Eu acho que nos últimos anos tem tido uma tendência marcada de trabalhos centrado nos arquivos. Esse é um assunto que entrou na arte já há alguns anos e sido abordado agora de algumas formas mais frescas a partir das propostas desses artistas. Nicole Franchy (Peru) e Rafael Pagatini são exemplos. Os dois têm uma relação com o acervo de imagens históricas. E uma coisa que tenho observado é que vários artistas do Sul Global estão trabalhando muito com textos. Em fevereiro, eu participei de uma conferência na Tate Modern (em Londres), e ficou nítido para mim como aspectos de países da África, da Ásia encontram semelhanças com o que identificamos aqui. Essa percepção foi tão inspiradora que mudou um pouco o projeto que estava desenvolvendo para a bienal da Guatemala e está me levando a pensar no que vou fazer no ano que vem na SP-Arte.

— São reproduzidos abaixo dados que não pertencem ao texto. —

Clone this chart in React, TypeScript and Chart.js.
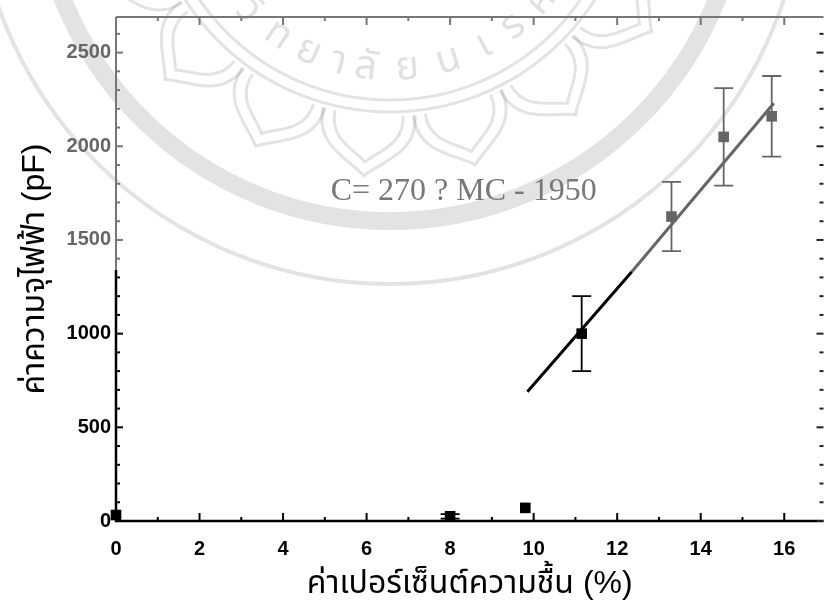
import React, { useEffect, useRef } from "react";
import { Chart, registerables } from "chart.js";

Chart.register(...registerables);

// ---- data ----
const moisture = [0, 8, 9.8, 11.15, 13.3, 14.55, 15.7];
const capacitance = [32, 25, 70, 1000, 1625, 2050, 2160];
const errorValues = [0, 12, 0, 200, 185, 260, 215];
const pointColors = ["#000", "#000", "#000", "#000", "#666", "#666", "#666"];
const fitX = [9.85, 12.35, 15.75];
const fitY = [690, 1330, 2230];
const fitColors = ["#000", "#666"];
const xTickValues = [0, 2, 4, 6, 8, 10, 12, 14, 16];
const yTickValues = [0, 500, 1000, 1500, 2000, 2500];
const equationLabel = "C= 270 ? MC - 1950";
const equationPos = { x: 5.14, y: 1712 };
const xTitle = "ค่าเปอร์เซ็นต์ความชื้น (%)";
const yTitle = "ค่าความจุไฟฟ้า (pF)";
const watermarkText = ["วิ", "ท", "ย", "า", "ลั", "ย", "น", "เ", "ร", "ศ", "ว", "ร"];
const watermarkAngles = [135, 124, 114, 105, 97, 85, 73, 62, 52, 41, 29, 18];
const petalAngles = [10.9, 31.9, 52.9, 73.9, 94.9, 115.9, 136.9, 157.9];
const xRange = { min: 0, max: 16.94, major: 2, minor: 1 };
const yRange = { min: 0, max: 2690, major: 500, minor: 100 };

const sansFont = '"Liberation Sans", Arial, "Noto Sans Thai", "Noto Sans", sans-serif';
const serifFont = '"Liberation Serif", "Times New Roman", serif';

const framePlugin = {
  id: "frameTicks",
  beforeDraw(chart: any) {
    // faint watermark (university seal) behind the plot
    const { ctx } = chart;
    const cx = 390;
    const cy = -131;
    const wm = "rgba(0,0,0,0.11)";
    ctx.save();
    ctx.strokeStyle = wm;
    ctx.lineWidth = 18;
    ctx.beginPath();
    ctx.arc(cx, cy, 352, 0, Math.PI * 2);
    ctx.stroke();
    ctx.lineWidth = 4;
    ctx.beginPath();
    ctx.arc(cx, cy, 415, 0, Math.PI * 2);
    ctx.stroke();
    ctx.lineWidth = 3;
    ctx.beginPath();
    ctx.arc(cx, cy, 231, 0, Math.PI * 2);
    ctx.stroke();
    ctx.beginPath();
    ctx.arc(cx, cy, 243, 0, Math.PI * 2);
    ctx.stroke();
    // petals
    for (const a of petalAngles) {
      const t = (a * Math.PI) / 180;
      ctx.save();
      ctx.translate(cx, cy);
      ctx.rotate(t - Math.PI / 2);
      ctx.beginPath();
      ctx.moveTo(-46, 243);
      ctx.bezierCurveTo(-52, 282, -16, 292, 0, 308);
      ctx.bezierCurveTo(16, 292, 52, 282, 46, 243);
      ctx.stroke();
      ctx.beginPath();
      ctx.moveTo(-34, 245);
      ctx.bezierCurveTo(-38, 274, -12, 282, 0, 294);
      ctx.bezierCurveTo(12, 282, 38, 274, 34, 245);
      ctx.stroke();
      ctx.restore();
    }
    // text along the seal
    ctx.fillStyle = "rgba(0,0,0,0.12)";
    ctx.font = "40px " + sansFont;
    ctx.textAlign = "center";
    ctx.textBaseline = "middle";
    for (let i = 0; i < watermarkText.length; i++) {
      const ang = (watermarkAngles[i] * Math.PI) / 180;
      ctx.save();
      ctx.translate(cx + 200 * Math.cos(ang), cy + 200 * Math.sin(ang));
      ctx.rotate(ang - Math.PI / 2);
      ctx.fillText(watermarkText[i], 0, 0);
      ctx.restore();
    }
    ctx.restore();
  },
  afterDatasetsDraw(chart: any) {
    const { ctx, chartArea } = chart;
    const xs = chart.scales.x;
    const ys = chart.scales.y;
    const { left, right, top, bottom } = chartArea;
    ctx.save();
    // error bars
    for (let i = 0; i < moisture.length; i++) {
      const e = errorValues[i];
      if (!e) continue;
      const px = xs.getPixelForValue(moisture[i]);
      const y1 = ys.getPixelForValue(capacitance[i] + e);
      const y2 = ys.getPixelForValue(capacitance[i] - e);
      ctx.strokeStyle = pointColors[i];
      ctx.lineWidth = 1.8;
      ctx.beginPath();
      ctx.moveTo(px, y1);
      ctx.lineTo(px, y2);
      ctx.moveTo(px - 9.5, y1);
      ctx.lineTo(px + 9.5, y1);
      ctx.moveTo(px - 9.5, y2);
      ctx.lineTo(px + 9.5, y2);
      ctx.stroke();
    }
    // frame
    const splitY = ys.getPixelForValue(1340);
    ctx.lineCap = "butt";
    ctx.strokeStyle = "#777";
    ctx.lineWidth = 2;
    ctx.beginPath();
    ctx.moveTo(left, top);
    ctx.lineTo(right, top);
    ctx.moveTo(left, top);
    ctx.lineTo(left, splitY);
    ctx.stroke();
    ctx.strokeStyle = "#000";
    ctx.lineWidth = 2.5;
    ctx.beginPath();
    ctx.moveTo(left, splitY);
    ctx.lineTo(left, bottom);
    ctx.lineTo(right, bottom);
    ctx.stroke();
    // x ticks (bottom and top)
    ctx.lineWidth = 2;
    for (let v = xRange.min; v <= xRange.max + 1e-9; v += xRange.minor) {
      const px = xs.getPixelForValue(v);
      const major = Math.abs(v % xRange.major) < 1e-9;
      const len = major ? 8 : 4;
      ctx.strokeStyle = "#000";
      ctx.beginPath();
      ctx.moveTo(px, bottom);
      ctx.lineTo(px, bottom - len);
      ctx.stroke();
      ctx.strokeStyle = "#777";
      ctx.beginPath();
      ctx.moveTo(px, top);
      ctx.lineTo(px, top + len);
      ctx.stroke();
    }
    // y ticks (left and right)
    for (let v = yRange.min; v <= yRange.max + 1e-9; v += yRange.minor) {
      const py = ys.getPixelForValue(v);
      const major = Math.abs(v % yRange.major) < 1e-9;
      const len = major ? 7 : 4;
      ctx.strokeStyle = v >= 1340 ? "#777" : "#000";
      ctx.beginPath();
      ctx.moveTo(left, py);
      ctx.lineTo(left + len, py);
      ctx.stroke();
      ctx.strokeStyle = "#222";
      ctx.beginPath();
      ctx.moveTo(right, py);
      ctx.lineTo(right - len, py);
      ctx.stroke();
    }
    // equation annotation
    ctx.fillStyle = "#777";
    ctx.font = "32px " + serifFont;
    ctx.textBaseline = "alphabetic";
    ctx.textAlign = "left";
    ctx.fillText(equationLabel, xs.getPixelForValue(equationPos.x), ys.getPixelForValue(equationPos.y));
    ctx.restore();
  },
};

export default function App() {
  const ref = useRef<HTMLCanvasElement | null>(null);
  useEffect(() => {
    document.body.style.margin = "0";
    const canvas = ref.current;
    if (!canvas) return;
    const chart = new Chart(canvas, {
      data: {
        datasets: [
          {
            type: "line",
            data: fitX.map((x, i) => ({ x, y: fitY[i] })),
            borderWidth: 3,
            pointRadius: 0,
            fill: false,
            segment: {
              borderColor: (c: any) => fitColors[c.p0DataIndex] || "#666",
            },
            borderColor: "#000",
          } as any,
          {
            type: "scatter",
            data: moisture.map((x, i) => ({ x, y: capacitance[i] })),
            pointStyle: "rect",
            pointRadius: 7.5,
            pointBackgroundColor: pointColors,
            pointBorderWidth: 0,
            borderWidth: 0,
            clip: false,
          } as any,
        ],
      },
      options: {
        animation: false,
        responsive: false,
        maintainAspectRatio: false,
        layout: { padding: { top: 12, right: 0, left: 0, bottom: 0 } },
        plugins: { legend: { display: false }, tooltip: { enabled: false } },
        scales: {
          x: {
            type: "linear",
            min: xRange.min,
            max: xRange.max,
            border: { display: false },
            grid: { display: false, drawTicks: false },
            afterBuildTicks: (s: any) => {
              s.ticks = xTickValues.map((value) => ({ value }));
            },
            ticks: {
              padding: 16,
              color: "#000",
              callback: (v: any) => String(v),
              font: { family: sansFont, size: 20, weight: "bold" },
            },
            title: {
              display: true,
              text: xTitle,
              color: "#000",
              font: { family: sansFont, size: 32 },
              padding: { top: 0, bottom: 7 },
            },
            afterFit: (s: any) => {
              s.height = 89;
            },
          },
          y: {
            type: "linear",
            min: yRange.min,
            max: yRange.max,
            border: { display: false },
            grid: { display: false, drawTicks: false },
            afterBuildTicks: (s: any) => {
              s.ticks = yTickValues.map((value) => ({ value }));
            },
            ticks: {
              padding: 5,
              color: (c: any) => (c.tick && c.tick.value >= 1500 ? "#666" : "#000"),
              callback: (v: any) => String(v),
              font: { family: sansFont, size: 20, weight: "bold" },
            },
            title: {
              display: true,
              text: yTitle,
              color: "#000",
              font: { family: sansFont, size: 32 },
              padding: { top: 16, bottom: 0 },
            },
            afterFit: (s: any) => {
              s.width = 116;
            },
          },
        },
      } as any,
      plugins: [framePlugin],
    });
    return () => chart.destroy();
  }, []);
  return (
    <div style={{ position: "relative", width: 831, height: 610, background: "#fff" }}>
      <canvas ref={ref} width={831} height={610} style={{ display: "block" }} />
    </div>
  );
}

Por que a questão dos arquivos tem aparecido com tanta força nas artes visuais, a seu ver?
Eu acho que isso se relaciona principalmente ao fato de termos vivido uma grande mentira por tantos anos e séculos, desde o início. Afinal, quem somos nós? Olha as ditaduras na América Latina. O que elas foram? Já houve artistas que me apresentaram documentos antes desprezados e que são incríveis, mostram como o que aprendemos na escola era tudo falso. Temos arquivos que nos mostram o que foi ocultado pela história, e acho que por isso tratar com esse tema tem sido algo importante de se fazer hoje.
Viés mais local veio para ficar
Idealizadora da SP-Arte, Fernanda Feitosa considera que o foco nas relações entre o Brasil e os outros países da América Latina deverá permanecer de agora em diante, fortalecendo recortes curatoriais centrados nessa perspectiva. O que, para ela, é algo não só necessário como bastante potente.
“Nós queremos trazer um pouco mais dessa ponte aqui para o evento”, sublinha Fernanda. “Às vezes, nós falamos que os Estados Unidos não olham para nenhum outro lugar a não ser para eles mesmos, mas o Brasil, no contexto da América Latina, não age de maneira muito diferente. Acho que há vários fatores ligados a isso. Somos um país de dimensão continental, com várias questões. Há ainda a diferença da língua, que pode contribui para que olhemos menos para os nossos vizinhos. Mas não há o que discutir, o Brasil pertence à América Latina e fomentar essas relações tem tudo a ver”, conclui ela.